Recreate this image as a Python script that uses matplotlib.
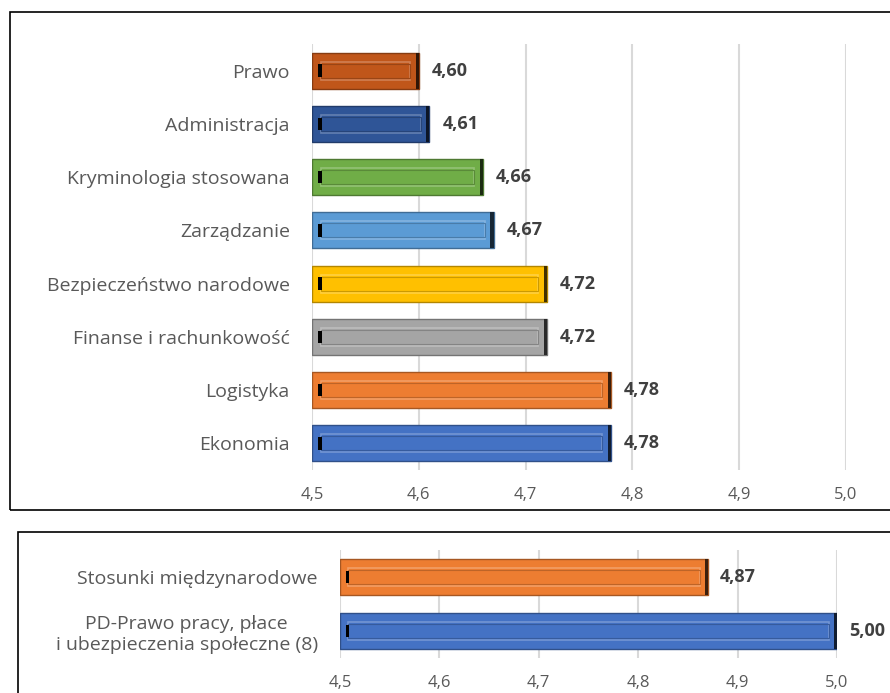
import matplotlib.pyplot as plt
import matplotlib.patches as patches
from matplotlib.colors import to_rgb
import numpy as np

plt.rcParams['font.family'] = ['Open Sans', 'DejaVu Sans']

# top panel
cats_top = ["Prawo", "Administracja", "Kryminologia stosowana", "Zarządzanie",
            "Bezpieczeństwo narodowe", "Finanse i rachunkowość", "Logistyka", "Ekonomia"]
vals_top = [4.60, 4.61, 4.66, 4.67, 4.72, 4.72, 4.78, 4.78]
cols_top = ["#C0561A", "#2F5597", "#70AD47", "#5B9BD5",
            "#FFC000", "#A5A5A5", "#ED7D31", "#4472C4"]

# bottom panel
cats_bot = ["Stosunki międzynarodowe", "PD-Prawo pracy, płace\ni ubezpieczenia społeczne (8)"]
vals_bot = [4.87, 5.00]
cols_bot = ["#ED7D31", "#4472C4"]

ticks = [4.5, 4.6, 4.7, 4.8, 4.9, 5.0]
base = 4.5


def shade(c, f):
    r = np.array(to_rgb(c))
    if f < 0:
        return tuple(r * (1 + f))
    return tuple(r + (1 - r) * f)


def draw(ax, cats, vals, cols):
    y = np.arange(len(cats))
    h = 0.68
    for yi, v, c in zip(y, vals, cols):
        ax.barh(yi, v - base, left=base, height=h, color=c,
                edgecolor=shade(c, -0.3), linewidth=1, zorder=3)
        d = 0.008
        ax.barh(yi, v - base - 2 * d, left=base + d, height=h * 0.5, color='none',
                edgecolor=shade(c, 0.25), linewidth=1.2, zorder=4)
        ax.barh(yi, v - base - 2 * d, left=base + d, height=h * 0.5 - 0.08, color='none',
                edgecolor=shade(c, -0.2), linewidth=0.8, zorder=4)
        ax.barh(yi, 0.003, left=base + d - 0.002, height=h * 0.35, color='black', zorder=5)
        ax.barh(yi, 0.003, left=v - 0.003, height=h, color=shade(c, -0.75), zorder=5)
        ax.text(v + 0.012, yi, f"{v:.2f}".replace('.', ','), va='center', ha='left',
                fontsize=13, fontweight='bold', color='#404040')
    ax.set_xlim(4.5, 5.0)
    ax.set_ylim(len(cats) - 0.5, -0.5)
    ax.set_yticks(y)
    ax.set_yticklabels(cats, fontsize=14, color='#595959', multialignment='center')
    ax.set_xticks(ticks)
    ax.set_xticklabels([f"{t:.1f}".replace('.', ',') for t in ticks],
                       fontsize=12, color='#595959')
    ax.tick_params(axis='y', length=0, pad=16)
    ax.tick_params(axis='x', length=0, pad=12)
    ax.grid(axis='x', color='#D9D9D9', linewidth=1.5, zorder=0)
    for s in ax.spines.values():
        s.set_visible(False)
    ax.set_axisbelow(True)


fig = plt.figure(figsize=(8.9, 6.93), dpi=100)

# panel borders
fig.patches.append(patches.Rectangle((10 / 890, 1 - 510 / 693), 1.0, 498 / 693,
                                     transform=fig.transFigure, fill=False,
                                     edgecolor='black', linewidth=1.2))
fig.patches.append(patches.Rectangle((18 / 890, -0.1), 1.0, 0.1 + 1 - 532 / 693,
                                     transform=fig.transFigure, fill=False,
                                     edgecolor='black', linewidth=1.2))

ax1 = fig.add_axes([312 / 890, 1 - 470 / 693, (846 - 312) / 890, (470 - 44) / 693])
draw(ax1, cats_top, vals_top, cols_top)

ax2 = fig.add_axes([340 / 890, 1 - 658 / 693, (837 - 340) / 890, (658 - 550) / 693])
draw(ax2, cats_bot, vals_bot, cols_bot)

fig.savefig("out.png", dpi=100)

------------

Brief: Print out the material word for word, omitting the pictures.

Solved problem:
Recreate this image as a Python script that uses matplotlib.
import matplotlib.pyplot as plt
import matplotlib.patches as patches
from matplotlib.colors import to_rgb
import numpy as np

plt.rcParams['font.family'] = ['Open Sans', 'DejaVu Sans']

# top panel
cats_top = ["Prawo", "Administracja", "Kryminologia stosowana", "Zarządzanie",
            "Bezpieczeństwo narodowe", "Finanse i rachunkowość", "Logistyka", "Ekonomia"]
vals_top = [4.60, 4.61, 4.66, 4.67, 4.72, 4.72, 4.78, 4.78]
cols_top = ["#C0561A", "#2F5597", "#70AD47", "#5B9BD5",
            "#FFC000", "#A5A5A5", "#ED7D31", "#4472C4"]

# bottom panel
cats_bot = ["Stosunki międzynarodowe", "PD-Prawo pracy, płace\ni ubezpieczenia społeczne (8)"]
vals_bot = [4.87, 5.00]
cols_bot = ["#ED7D31", "#4472C4"]

ticks = [4.5, 4.6, 4.7, 4.8, 4.9, 5.0]
base = 4.5


def shade(c, f):
    r = np.array(to_rgb(c))
    if f < 0:
        return tuple(r * (1 + f))
    return tuple(r + (1 - r) * f)


def draw(ax, cats, vals, cols):
    y = np.arange(len(cats))
    h = 0.68
    for yi, v, c in zip(y, vals, cols):
        ax.barh(yi, v - base, left=base, height=h, color=c,
                edgecolor=shade(c, -0.3), linewidth=1, zorder=3)
        d = 0.008
        ax.barh(yi, v - base - 2 * d, left=base + d, height=h * 0.5, color='none',
                edgecolor=shade(c, 0.25), linewidth=1.2, zorder=4)
        ax.barh(yi, v - base - 2 * d, left=base + d, height=h * 0.5 - 0.08, color='none',
                edgecolor=shade(c, -0.2), linewidth=0.8, zorder=4)
        ax.barh(yi, 0.003, left=base + d - 0.002, height=h * 0.35, color='black', zorder=5)
        ax.barh(yi, 0.003, left=v - 0.003, height=h, color=shade(c, -0.75), zorder=5)
        ax.text(v + 0.012, yi, f"{v:.2f}".replace('.', ','), va='center', ha='left',
                fontsize=13, fontweight='bold', color='#404040')
    ax.set_xlim(4.5, 5.0)
    ax.set_ylim(len(cats) - 0.5, -0.5)
    ax.set_yticks(y)
    ax.set_yticklabels(cats, fontsize=14, color='#595959', multialignment='center')
    ax.set_xticks(ticks)
    ax.set_xticklabels([f"{t:.1f}".replace('.', ',') for t in ticks],
                       fontsize=12, color='#595959')
    ax.tick_params(axis='y', length=0, pad=16)
    ax.tick_params(axis='x', length=0, pad=12)
    ax.grid(axis='x', color='#D9D9D9', linewidth=1.5, zorder=0)
    for s in ax.spines.values():
        s.set_visible(False)
    ax.set_axisbelow(True)


fig = plt.figure(figsize=(8.9, 6.93), dpi=100)

# panel borders
fig.patches.append(patches.Rectangle((10 / 890, 1 - 510 / 693), 1.0, 498 / 693,
                                     transform=fig.transFigure, fill=False,
                                     edgecolor='black', linewidth=1.2))
fig.patches.append(patches.Rectangle((18 / 890, -0.1), 1.0, 0.1 + 1 - 532 / 693,
                                     transform=fig.transFigure, fill=False,
                                     edgecolor='black', linewidth=1.2))

ax1 = fig.add_axes([312 / 890, 1 - 470 / 693, (846 - 312) / 890, (470 - 44) / 693])
draw(ax1, cats_top, vals_top, cols_top)

ax2 = fig.add_axes([340 / 890, 1 - 658 / 693, (837 - 340) / 890, (658 - 550) / 693])
draw(ax2, cats_bot, vals_bot, cols_bot)

fig.savefig("out.png", dpi=100)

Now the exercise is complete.